The first point is to ensure the ability to withhold payment is a contractual term and that it appears in a document which the employee has signed. If an offer letter is not made conditional to certain rules then there is a risk that the acceptance of that offer could constitute the contract itself. This is what Sweeney attempted to argue.
It is equally important to ensure the document containing the rules is actually signed by the employee. Employers often choose to ensure commission or bonus schemes are always kept out of the contract so they can attempt to retain flexibility in deciding how much to award or in varying the rules of the scheme at a later stage. Employers who take this approach may encounter difficulties in withholding payment following termination of employment unless this power is set out in writing and signed by the employee.

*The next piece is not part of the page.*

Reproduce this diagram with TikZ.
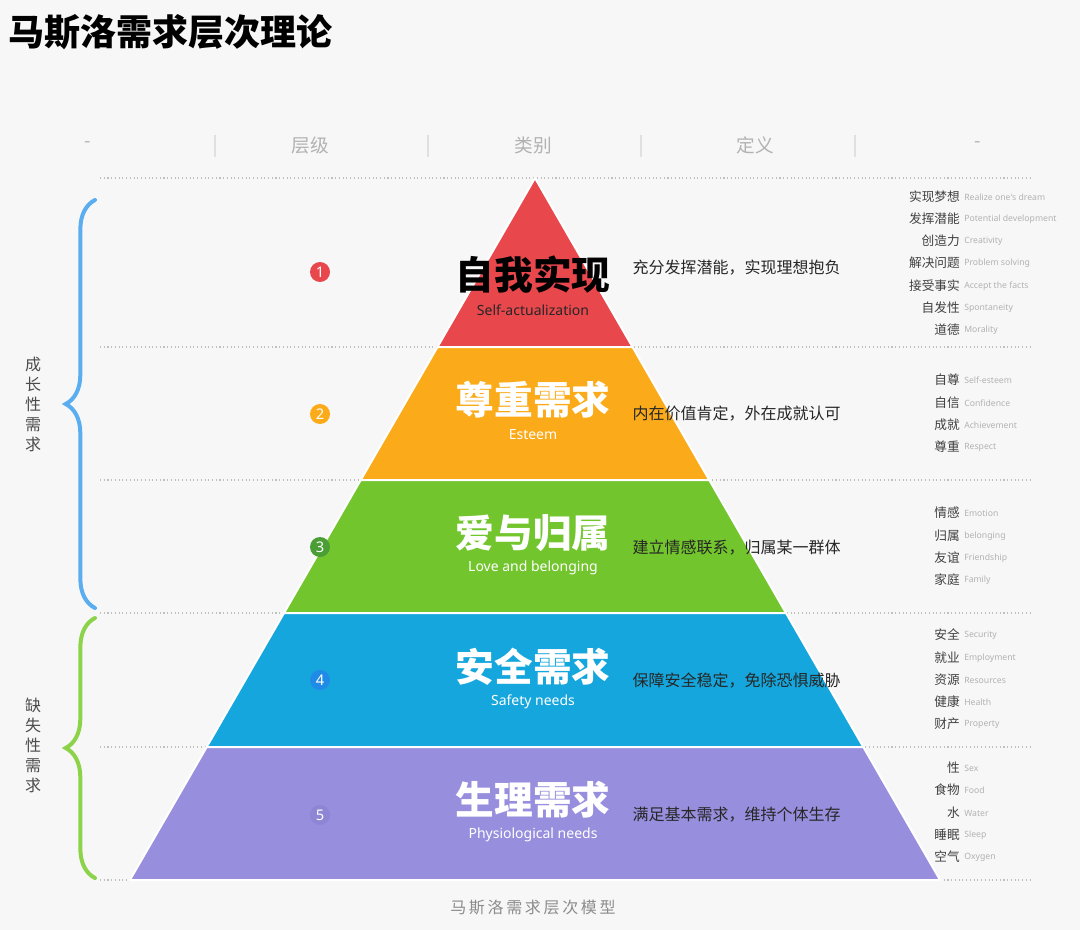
\documentclass[tikz,border=0pt]{standalone}
\usepackage{fontspec}
\setmainfont{Noto Sans CJK SC}
\newfontfamily\latinfont{Noto Sans}
\usetikzlibrary{decorations.pathreplacing}
\definecolor{bgc}{HTML}{F7F7F7}
\definecolor{lvred}{HTML}{E8474C}
\definecolor{lvorange}{HTML}{FBAB19}
\definecolor{lvgreen}{HTML}{72C52C}
\definecolor{lvblue}{HTML}{14A6DC}
\definecolor{lvpurple}{HTML}{978FDD}
\definecolor{ccgreen}{HTML}{4A9E35}
\definecolor{ccblue}{HTML}{1F8BE6}
\definecolor{ccpurple}{HTML}{8E85D4}
\definecolor{bracea}{HTML}{5AAEF0}
\definecolor{braceb}{HTML}{8CD34A}
\tikzset{
  head/.style={font=\fontsize{14}{14}\selectfont,text=black!30},
  zh/.style={font=\fontsize{29}{29}\selectfont\bfseries,text=white},
  en/.style={font=\latinfont\fontsize{10.5}{11}\selectfont,text=white},
  defn/.style={font=\fontsize{12}{12}\selectfont,text=black!85,anchor=west},
  itemzh/.style={font=\fontsize{9.5}{9.5}\selectfont,text=black!75,anchor=east,inner sep=0pt},
  itemen/.style={font=\latinfont\fontsize{6.5}{7}\selectfont,text=black!30,anchor=west,inner sep=0pt},
  numdot/.style={circle,minimum size=15pt,inner sep=0pt,font=\latinfont\fontsize{11}{11}\selectfont,text=white},
  sep/.style={black!25,dotted,line width=0.8pt},
}
\begin{document}
\begin{tikzpicture}[x=0.75pt,y=-0.75pt]
  \fill[bgc] (0,0) rectangle (1080,930);
  \useasboundingbox (0,0) rectangle (1080,930);

  %% title and header
  \node[anchor=west,font=\fontsize{27}{27}\selectfont\bfseries] (title) at (4,32) {马斯洛需求层次理论};
  \foreach \x/\t [count=\i] in {88/-,310/层级,533/类别,755/定义,978/-}
    \node[head] (h\i) at (\x,145) {\t};
  \foreach \x in {215,428,641,855}
    \draw[black!12,line width=0.8pt] (\x,135) -- (\x,157);

  %% dotted rows
  \foreach \y in {178,347,480,613,747,880}
    \draw[sep] (100,\y) -- (1030,\y);

  %% pyramid layers
  \foreach \ya/\yb/\c in {178/347/lvred,347/480/lvorange,480/613/lvgreen,613/747/lvblue,747/880/lvpurple}
    \fill[\c,draw=white,line width=1.5pt,line join=round]
      ({535-0.577*(\ya-178)},\ya) -- ({535+0.577*(\ya-178)},\ya) --
      ({535+0.577*(\yb-178)},\yb) -- ({535-0.577*(\yb-178)},\yb) -- cycle;

  %% level numbers
  \foreach \y/\c [count=\i] in {272/lvred,414/lvorange,547/ccgreen,680/ccblue,815/ccpurple}
    \node[numdot,fill=\c] (n\i) at (320,\y) {\i};

  %% layer texts
  \node[zh,text=black] (z1) at (533,275) {自我实现};
  \node[en,text=black!85] (e1) at (533,310) {Self-actualization};
  \foreach \y/\t/\e [count=\i from 2] in {400/尊重需求/Esteem,533/爱与归属/Love and belonging,667/安全需求/Safety needs,800/生理需求/Physiological needs}{
    \node[zh] (z\i) at (533,\y) {\t};
    \node[en] (e\i) at (533,\y+35) {\e};
  }
  \foreach \y/\t [count=\i] in {268/充分发挥潜能，实现理想抱负,414/内在价值肯定，外在成就认可,548/建立情感联系，归属某一群体,681/保障安全稳定，免除恐惧威胁,815/满足基本需求，维持个体生存}
    \node[defn] (d\i) at (628,\y) {\t};

  %% right lists
  \foreach \y/\a/\b [count=\i] in {
      197/实现梦想/Realize one's dream,219/发挥潜能/Potential development,
      241/创造力/Creativity,263/解决问题/Problem solving,
      286/接受事实/Accept the facts,308/自发性/Spontaneity,330/道德/Morality,
      380/自尊/Self-esteem,403/自信/Confidence,425/成就/Achievement,447/尊重/Respect,
      513/情感/Emotion,536/归属/belonging,558/友谊/Friendship,580/家庭/Family,
      635/安全/Security,658/就业/Employment,680/资源/Resources,702/健康/Health,724/财产/Property,
      768/性/Sex,790/食物/Food,813/水/Water,835/睡眠/Sleep,857/空气/Oxygen}{
    \node[itemzh] (iz\i) at (960,\y) {\a};
    \node[itemen] (ie\i) at (964,\y) {\b};
  }

  %% braces
  \coordinate (ba) at (95,200);
  \coordinate (bb) at (95,608);
  \coordinate (bc) at (95,618);
  \coordinate (bd) at (95,878);
  \draw[bracea,line width=3pt,line cap=round,decorate,decoration={brace,amplitude=22pt}] (bb) -- (ba);
  \draw[braceb,line width=3pt,line cap=round,decorate,decoration={brace,amplitude=22pt}] (bd) -- (bc);
  \node[font=\fontsize{12}{15}\selectfont,text=black!70,align=center] (ga) at (33,404) {成\\长\\性\\需\\求};
  \node[font=\fontsize{12}{15}\selectfont,text=black!70,align=center] (gb) at (33,745) {缺\\失\\性\\需\\求};

  %% caption
  \node[font=\fontsize{12}{12}\selectfont,text=black!45] (cap) at (533,908) {马\,斯\,洛\,需\,求\,层\,次\,模\,型};
\end{tikzpicture}
\end{document}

A clause should have a large heading drawing the attention of the reader to what is to come. The paragraph should then set out in clear non-legalistic language the circumstances when commission will not be payable. Ideally, the next paragraph should emphasise that there is no contractual entitlement to this money, so there can be no claim for unlawful deduction from wages.

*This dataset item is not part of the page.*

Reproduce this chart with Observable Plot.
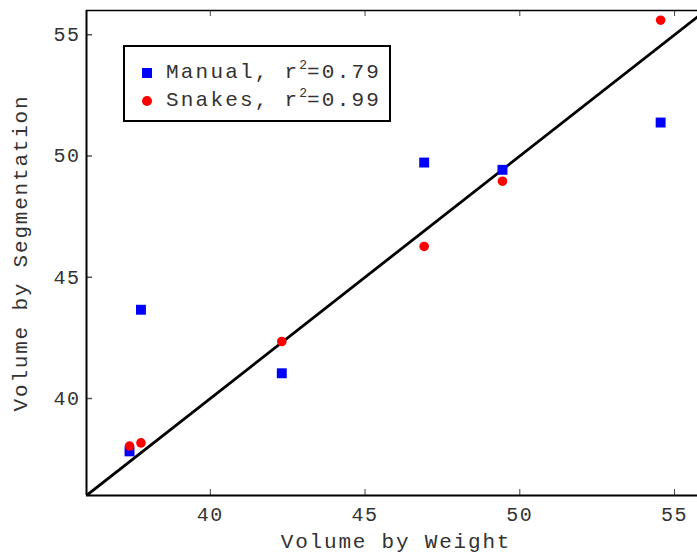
<!DOCTYPE html>
<html>
<head>
<meta charset="utf-8">
<script src="https://cdn.jsdelivr.net/npm/d3@7"></script>
<script src="https://cdn.jsdelivr.net/npm/@observablehq/plot@0.6"></script>
<style>
  html, body { margin: 0; padding: 0; background: #fff; overflow: hidden; }
  #wrap { position: relative; width: 697px; height: 554px; overflow: hidden; }
  #legend {
    position: absolute; left: 123px; top: 45px; width: 264px; height: 73px;
    border: 2px solid #000; background: #fff;
    font-family: "Courier New", "Liberation Mono", monospace; font-size: 21px; letter-spacing: 2.2px; color: #333;
  }
  .row { position: absolute; left: 0; height: 24px; line-height: 24px; }
  .sw { position: absolute; }
  .lbl { position: absolute; left: 41px; white-space: nowrap; }
  sup { font-size: 13px; letter-spacing: 0; vertical-align: 9px; line-height: 0; }
</style>
</head>
<body>
<div id="wrap"></div>
<script>
// ---- data ----
const weight   = [37.39, 37.76, 42.31, 46.91, 49.44, 54.55];
const manual   = [37.82, 43.66, 41.04, 49.73, 49.43, 51.38];
const snakes   = [38.04, 38.17, 42.35, 46.27, 48.96, 55.60];
const fitX     = [36, 56];
const fitY     = [36, 56];
const xTicks   = [40, 45, 50, 55];
const yTicks   = [40, 45, 50, 55];
const xDomain  = [36, 56];
const yDomain  = [36, 56];
const seriesNames = ["Manual", "Snakes"];
const r2Values = ["0.79", "0.99"];
const xTitle = "Volume by Weight";
const yTitle = "Volume by Segmentation";

// ---- layout ----
const W = 697, H = 554, mL = 86, mR = -8, mT = 10, mB = 59;
const frameW = W - mL - mR, frameH = H - mT - mB;
const tickLen = 6;
const font = '"Courier New", "Liberation Mono", monospace';

const manualPts = weight.map((x, i) => ({x, y: manual[i]}));
const snakesPts = weight.map((x, i) => ({x, y: snakes[i]}));
const fitPts = fitX.map((x, i) => ({x, y: fitY[i]}));

const plot = Plot.plot({
  width: W, height: H,
  marginLeft: mL, marginRight: mR, marginTop: mT, marginBottom: mB,
  style: {fontFamily: font, background: "#fff", overflow: "hidden", maxWidth: "none"},
  x: {domain: xDomain, ticks: xTicks},
  y: {domain: yDomain, ticks: yTicks},
  marks: [
    Plot.line(fitPts, {x: "x", y: "y", stroke: "#000", strokeWidth: 2.8, clip: true}),
    Plot.dot(manualPts, {x: "x", y: "y", symbol: "square", r: 5.6, fill: "#0000ff", stroke: "none"}),
    Plot.dot(snakesPts, {x: "x", y: "y", symbol: "circle", r: 4.8, fill: "#ff0000", stroke: "none"}),
    // inward ticks
    Plot.tickX(xTicks, {x: d => d, insetTop: frameH - tickLen, stroke: "#444", strokeWidth: 1}),
    Plot.tickX(xTicks, {x: d => d, insetBottom: frameH - tickLen, stroke: "#444", strokeWidth: 1}),
    Plot.tickY(yTicks, {y: d => d, insetRight: frameW - tickLen, stroke: "#555", strokeWidth: 1.5}),
    // frame lines
    Plot.ruleY([yDomain[1]], {stroke: "#000", strokeWidth: 1.5}),
    Plot.ruleX([xDomain[0]], {stroke: "#000", strokeWidth: 2}),
    Plot.ruleY([yDomain[0]], {stroke: "#000", strokeWidth: 2}),
    // tick labels
    Plot.axisX({ticks: xTicks, tickSize: 0, tickPadding: 11, fontSize: 20, label: null, fill: "#333"}),
    Plot.axisY({ticks: yTicks, tickSize: 0, tickPadding: 6, fontSize: 20, label: null, fill: "#333"}),
    // titles
    Plot.text([xTitle], {frameAnchor: "bottom", dy: 46, fontSize: 21, fill: "#333", textAnchor: "middle", lineAnchor: "middle"}),
    Plot.text([yTitle], {frameAnchor: "left", dx: -66, rotate: -90, fontSize: 21, fill: "#333", textAnchor: "middle", lineAnchor: "middle"})
  ]
});

// letter spacing to match the wide monospace of the reference
d3.select(plot).selectAll('g[aria-label="x-axis tick label"] text, g[aria-label="y-axis tick label"] text')
  .style("letter-spacing", "1.5px");
d3.select(plot).selectAll('g[aria-label="text"] text')
  .style("letter-spacing", "1.8px");

const wrap = document.getElementById("wrap");
wrap.appendChild(plot);

// legend (HTML overlay)
const legend = document.createElement("div");
legend.id = "legend";
const swatches = [
  '<span class="sw" style="left:17px;top:7px;width:10px;height:10px;background:#0000ff"></span>',
  '<span class="sw" style="left:17px;top:7px;width:10px;height:10px;border-radius:50%;background:#ff0000"></span>'
];
legend.innerHTML = seriesNames.map((name, i) =>
  `<div class="row" style="top:${14 + i * 28}px">${swatches[i]}<span class="lbl">${name}, r<sup>2</sup>=${r2Values[i]}</span></div>`
).join("");
wrap.appendChild(legend);
</script>
</body>
</html>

Finally, it will be sensible to remind the employee of the nature of the document which he or she is signing by including a paragraph next to the signature section summarising the effect of the document.
Paul Callegari is head of the Employment Group at City law firm Nicholson Graham & Jones.
- The relevant term must form part of the contract. Ensure that any offer letter which is sent out separate to the contract is always expressed to be conditional on the separate rules.
- Ensure that the rules of the scheme are contained in the document which is signed.
- Use clear unambiguous language in the drafting of the rules. Emphasise, re-emphasise and emphasise again the effects of the rules and what the employee is signing up to.
- Include a signature clause which expressly confirms that the employee has understood and agrees to the terms of the contract, including the clauses whereby the employer can withhold payment.